USB thumbdrives utilize flash memory and these have a maximum number of writes before going bad and corruption occurs. The author of the previously linked article found it to be in the range of 10,000 - 100,000 writes but if you are using a disk intensive application this could be an issue.
So if you do this, have an aggressive backup policy to backup your work. Similarly, if when you run your development suite, if it could write to the local hard drive as a temporary workspace this would be ideal.
Hopefully you are talking about interpreted language projects. I couldn't imagine compiling a C/C++ of any size on a VM, let alone a VM running off of a USB drive.
I do it quite frequently with Xen, but also include a bare metal bootable kernel on the drive.

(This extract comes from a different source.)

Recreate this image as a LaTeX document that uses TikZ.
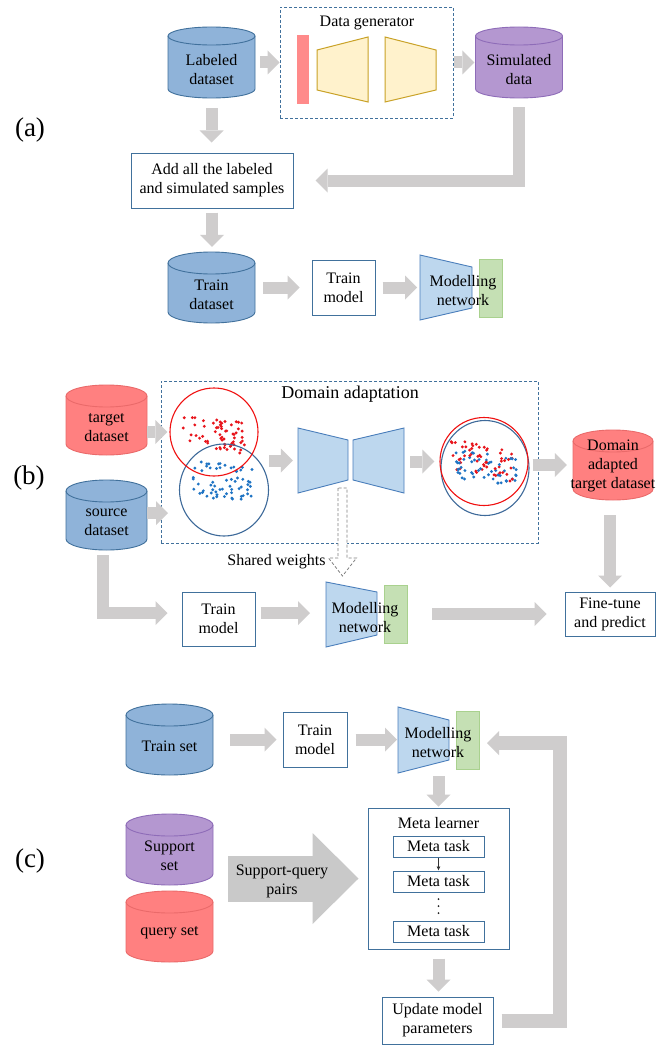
\documentclass[tikz,border=0pt]{standalone}
\usepackage{fontspec}
\setmainfont{Liberation Serif}
\usetikzlibrary{arrows.meta,calc,shapes.geometric}

\definecolor{cylBfill}{HTML}{8FB3D9}
\definecolor{cylBline}{HTML}{41719C}
\definecolor{cylPfill}{HTML}{B497D0}
\definecolor{cylPline}{HTML}{8E6CB8}
\definecolor{cylRfill}{HTML}{FF8080}
\definecolor{cylRline}{HTML}{EA6A6A}
\definecolor{boxline}{HTML}{41719C}
\definecolor{netfill}{HTML}{BDD7EE}
\definecolor{netline}{HTML}{4A7EBB}
\definecolor{headfill}{HTML}{C5E0B4}
\definecolor{headline}{HTML}{A9D18E}
\definecolor{genfill}{HTML}{FFF2CC}
\definecolor{genline}{HTML}{C9A227}
\definecolor{noisebar}{HTML}{FF8A8A}
\definecolor{flowgray}{HTML}{CFCDCD}
\definecolor{biggray}{HTML}{C9C9C9}
\definecolor{dotred}{HTML}{E8141B}
\definecolor{dotblue}{HTML}{1F74C4}
\definecolor{ringred}{HTML}{F01010}
\definecolor{ringblue}{HTML}{3E6A9A}

\tikzset{
  cylB/.style={fill=cylBfill, draw=cylBline},
  cylP/.style={fill=cylPfill, draw=cylPline},
  cylR/.style={fill=cylRfill, draw=cylRline},
  txt/.style={inner sep=0pt, align=center},
  box/.style={draw=boxline, fill=white, line width=1pt, inner sep=0pt, align=center},
  dashbox/.style={draw=boxline, line width=0.9pt, dash pattern=on 3pt off 2pt},
  net/.style={fill=netfill, draw=netline, line width=0.9pt},
  headblk/.style={fill=headfill, draw=headline, line width=0.8pt},
  gen/.style={fill=genfill, draw=genline, line width=1pt},
  flow/.style={draw=flowgray, line width=12pt, -{Triangle[length=12pt,width=24pt,line width=0pt]}},
  bigflow/.style={draw=biggray, line width=46pt, -{Triangle[length=46pt,width=91pt,line width=0pt]}},
  lbl/.style={font=\fontsize{27}{30}\selectfont, inner sep=0pt},
}

% database cylinder: name, style, cx, top, bottom, rx, ry, text y, text
\newcommand\dbcyl[9]{%
  \filldraw[#2, line width=0.9pt] ({#3-#6},{#4+#7}) -- ({#3-#6},{#5-#7})
    arc[start angle=180, end angle=0, x radius=#6, y radius=#7]
    -- ({#3+#6},{#4+#7})
    arc[start angle=0, end angle=-180, x radius=#6, y radius=#7] -- cycle;
  \draw[#2, fill=none, line width=0.9pt] ({#3-#6},{#4+#7})
    arc[start angle=180, end angle=0, x radius=#6, y radius=#7];
  \path (#3,{(#4+#5)/2}) node[minimum width={2*#6}, minimum height={#5-#4}, inner sep=0pt] (#1) {};
  \node[txt] at (#3,#8) {#9};
}

\begin{document}
\begin{tikzpicture}[x=1pt, y=-1pt, font=\fontsize{16}{19}\selectfont]
\fill[white] (0,0) rectangle (669,1046);
\useasboundingbox (0,0) rectangle (669,1046);

%% ---------------- (a) data generation ----------------
\node[lbl] (tagA) at (30,130) {(a)};
\dbcyl{lab}{cylB}{211.5}{27}{98}{43.5}{9}{69.5}{Labeled\\dataset}
\dbcyl{sim}{cylP}{519}{27}{98}{43.5}{9}{69.5}{Simulated\\data}

\node[dashbox, minimum width=173, minimum height=111, inner sep=0pt] (dgbox) at (366.5,62.5) {};
\node[txt] (dgtitle) at (367,23) {Data generator};
\fill[noisebar] (297,35) rectangle (309,104);
\filldraw[gen] (317,50) -- (368,37) -- (368,102) -- (317,90) -- cycle;
\filldraw[gen] (385,37) -- (436,50) -- (436,90) -- (385,102) -- cycle;

\node[box, minimum width=162, minimum height=55] (addbox) at (212,180.5) {Add all the labeled\\and simulated samples};
\dbcyl{trd}{cylB}{211.5}{252}{323}{43.5}{11}{294.5}{Train\\dataset}
\node[box, minimum width=63, minimum height=55] (tma) at (343.5,287.5) {Train\\model};

\filldraw[net] (420,255) -- (472,267) -- (472,308) -- (420,320) -- cycle;
\filldraw[headblk] (479,259) rectangle (502,317);
\node[txt] (mna) at (463,291) {Modelling\\network};
\coordinate (mnaL) at (420,287.5);

\draw[flow, shorten <=5pt] (lab.east) -- (dgbox.west);
\draw[flow, shorten <=1pt, shorten >=1pt] (dgbox.east) -- (sim.west);
\draw[flow, shorten <=10pt, shorten >=10pt] (lab.south) -- (lab.south |- addbox.north);
\draw[flow, shorten <=9pt, shorten >=22pt] (sim.south) |- (addbox.east);
\draw[flow, shorten <=4pt, shorten >=5pt] (addbox.south) -- (addbox.south |- trd.north);
\draw[flow, shorten <=8pt, shorten >=12pt] (trd.east) -- (tma.west);
\draw[flow, shorten <=7pt, shorten >=3pt] (tma.east) -- (mnaL);

%% ---------------- (b) domain adaptation ----------------
\node[lbl] (tagB) at (29,478) {(b)};
\dbcyl{tgt}{cylR}{106.5}{385}{455}{40.5}{11}{427.5}{target\\dataset}
\dbcyl{src}{cylB}{106.5}{480}{550}{40.5}{11}{522}{source\\dataset}
\dbcyl{dat}{cylR}{613}{430}{500}{40}{11}{466}{Domain\\adapted\\target dataset}

\node[dashbox, minimum width=377, minimum height=162, inner sep=0pt] (dabox) at (349.5,462) {};
\node[txt, font=\fontsize{18}{21}\selectfont] (datitle) at (350,394) {Domain adaptation};

% feature clouds before adaptation
\pgfmathsetseed{11}
\foreach \k in {1,...,62}{
  \pgfmathsetmacro\u{rand}\pgfmathsetmacro\v{rand}
  \fill[dotred] ({214+31*\u},{434+5*\u+17*\v}) circle (1.6pt);
}
\foreach \k in {1,...,62}{
  \pgfmathsetmacro\u{rand}\pgfmathsetmacro\v{rand}
  \fill[dotblue] ({223+30*\u},{482+5*\u+18*\v}) circle (1.6pt);
}
\node[ellipse, draw=ringblue, line width=1.1pt, minimum width=89, minimum height=92, inner sep=0pt] (bc) at (224,490) {};
\node[circle, draw=ringred, line width=1.1pt, minimum size=88, inner sep=0pt] (rc) at (214,432) {};

% encoder / decoder
\filldraw[net] (298,428) -- (348,440) -- (348,480) -- (298,493) -- cycle;
\filldraw[net] (353,440) -- (404,428) -- (404,493) -- (353,480) -- cycle;
\node[minimum width=106, minimum height=65, inner sep=0pt] (enc) at (351,460.5) {};

% feature clouds after adaptation
\foreach \k in {1,...,55}{
  \pgfmathsetmacro\u{rand}\pgfmathsetmacro\v{rand}
  \fill[dotred] ({482+31*\u},{460+7*\u+16*\v}) circle (1.6pt);
  \pgfmathsetmacro\u{rand}\pgfmathsetmacro\v{rand}
  \fill[dotblue] ({486+31*\u},{468+7*\u+16*\v}) circle (1.6pt);
}
\node[ellipse, draw=ringblue, line width=1.1pt, minimum width=88, minimum height=95, inner sep=0pt] (mbc) at (485,468) {};
\node[circle, draw=ringred, line width=1.1pt, minimum size=88, inner sep=0pt] (mrc) at (484,461.5) {};

\coordinate (srcin) at (168,513);
\draw[flow, shorten >=2pt] (tgt.east |- rc.west) -- (rc.west);
\draw[flow] (src.east |- srcin) -- (srcin);
\draw[flow, shorten >=5pt] (bc.east |- enc.west) -- (enc.west);
\draw[flow, shorten <=6pt, shorten >=5pt] (enc.east |- mrc.west) -- (mrc.west);
\draw[flow, shorten <=3pt, shorten >=6pt] (mbc.east |- dat.west) -- (dat.west);

% shared weights (dashed hollow arrow)
\coordinate (swtop) at (342.5,488);
\coordinate (swtip) at (342.5,576);
\draw[draw=gray, line width=0.8pt, dash pattern=on 3pt off 2pt, fill=white]
  ($(swtop)+(-4.5,0)$) -- ($(swtip)+(-4.5,-18)$) -- ($(swtip)+(-14,-18)$) -- (swtip)
  -- ($(swtip)+(14,-18)$) -- ($(swtip)+(4.5,-18)$) -- ($(swtop)+(4.5,0)$) -- cycle;
\node[txt] (swlabel) at (276.5,562) {Shared weights};

% training row
\node[box, minimum width=73, minimum height=54] (tmb) at (218.5,619) {Train\\model};
\filldraw[net] (326,582) -- (377,592) -- (377,635) -- (326,647) -- cycle;
\filldraw[headblk] (384,585) rectangle (407,643);
\node[txt] (mnb) at (365,618) {Modelling\\network};
\coordinate (mnbL) at (326,613);
\coordinate (mnbR) at (407,614);
\node[box, minimum width=90, minimum height=44] (ftp) at (610,614) {Fine-tune\\and predict};

\draw[flow, shorten <=5pt, shorten >=14pt] ([xshift=-4pt]src.south) |- ([yshift=6pt]tmb.west);
\draw[flow, shorten <=5pt, shorten >=16pt] ([yshift=6pt]tmb.east) -- (mnbL);
\draw[flow, shorten <=25pt, shorten >=18pt] (mnbR) -- (ftp.west);
\draw[flow, shorten <=15pt, shorten >=4pt] (dat.south -| ftp.north) -- (ftp.north);

%% ---------------- (c) meta learning ----------------
\node[lbl] (tagC) at (30,861) {(c)};
\dbcyl{trs}{cylB}{169.5}{704}{775}{43.5}{11}{746}{Train set}
\dbcyl{sup}{cylP}{169.5}{814}{885}{43.5}{11}{856}{Support\\set}
\dbcyl{qry}{cylR}{169.5}{891}{962}{43.5}{11}{933}{query set}

\node[box, minimum width=64, minimum height=55] (tmc) at (315,739.5) {Train\\model};
\filldraw[net] (398,707) -- (449,720) -- (449,760) -- (398,773) -- cycle;
\filldraw[headblk] (456,711) rectangle (479,769);
\node[txt] (mnc) at (438,743) {Modelling\\network};
\coordinate (mncL) at (398,739.5);
\coordinate (mncB) at (438,773);
\coordinate (mncR) at (479,743);

\node[box, minimum width=141, minimum height=141] (meta) at (438.5,878.5) {};
\node[txt] (metatitle) at (438.5,823) {Meta learner};
\node[box, minimum width=91, minimum height=21] (mt1) at (438.5,846.5) {Meta task};
\node[box, minimum width=91, minimum height=21] (mt2) at (438.5,881.5) {Meta task};
\node[box, minimum width=91, minimum height=21] (mt3) at (438.5,931.5) {Meta task};
% vertical ellipsis between the task boxes
\foreach \dy in {899,906,913}{
  \fill[black!85] (438.5,\dy) circle (1pt);
}

\node[box, minimum width=111, minimum height=47] (upd) at (437.5,1020.5) {Update model\\parameters};
\coordinate (fb) at (560,743);

\draw[flow, shorten <=17pt, shorten >=6pt] (trs.east) -- (tmc.west);
\draw[flow, shorten <=8pt, shorten >=1pt] (tmc.east) -- (mncL);
\draw[flow, shorten <=3pt, shorten >=1pt] (meta.north |- mncB) -- (meta.north);
\draw[line width=0.6pt, draw=black!80, -{Latex[length=4pt,width=4pt]}] (mt1.south) -- (mt2.north);
\draw[flow, shorten <=9pt, shorten >=5pt] (meta.south) -- (meta.south |- upd.north);
\draw[flow, line width=14pt, shorten <=8pt, shorten >=8pt] (upd.east) -| (fb) -- (mncR);

\draw[bigflow, shorten <=15pt, shorten >=9pt] (sup.east |- meta.west) -- (meta.west);
\node[txt] (sqlabel) at (282,881) {Support-query\\pairs};
\end{tikzpicture}
\end{document}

This is particularly useful when working on something from which a live CD will be based.
The bad side is the bloat on the VM image to keep it bootable across many machines .. so where you would normally build a very lean and mean paravirtualized kernel only .. you have to also include one that has everything including the kitchen sink (up to what you want, i.e. do you need Audio, or token ring, etc?)
I usually carry two sticks, one has Xen + a patched Linux 2.6.26, the other has my various guest images which are ready to boot either way. A debootstrapped copy of Debian or Ubuntu makes a great starting point to create the former.
If nothing else, its fun to tinker with. Sorry to be a bit GNU/Linux centric, but that's what I use exclusively :) I started messing around with this when I had to find an odd path to upgrading my distro, which was two years behind the current one. So, I strapped a guest, installed what I wanted and pointed GRUB at the new LV for my root file system. Inside, I just mounted my old /home LV and away I went.
Check out MojoPac:
http://www.mojopac.com/
Hard-core gamers use it to take world of warcraft with them on the go -- it should work fine for your development needs, at least on Windows. Use cygwin with it for your unix-dev needs.
I used to do this, and found that compiling was so deathly slow, it wasn't worth it.
Keep in mind that USB flash drives are extremely slow (maybe 10 to 100 times slower) compared to hard drives at random write performance (writing lots of small files to a partition which already has lots of files).
A typical build process using GNU tools will create lots of small files - a simple configure script creates thousands of small files and deletes them again just to test the environment before you even start compiling. You could be waiting a long time.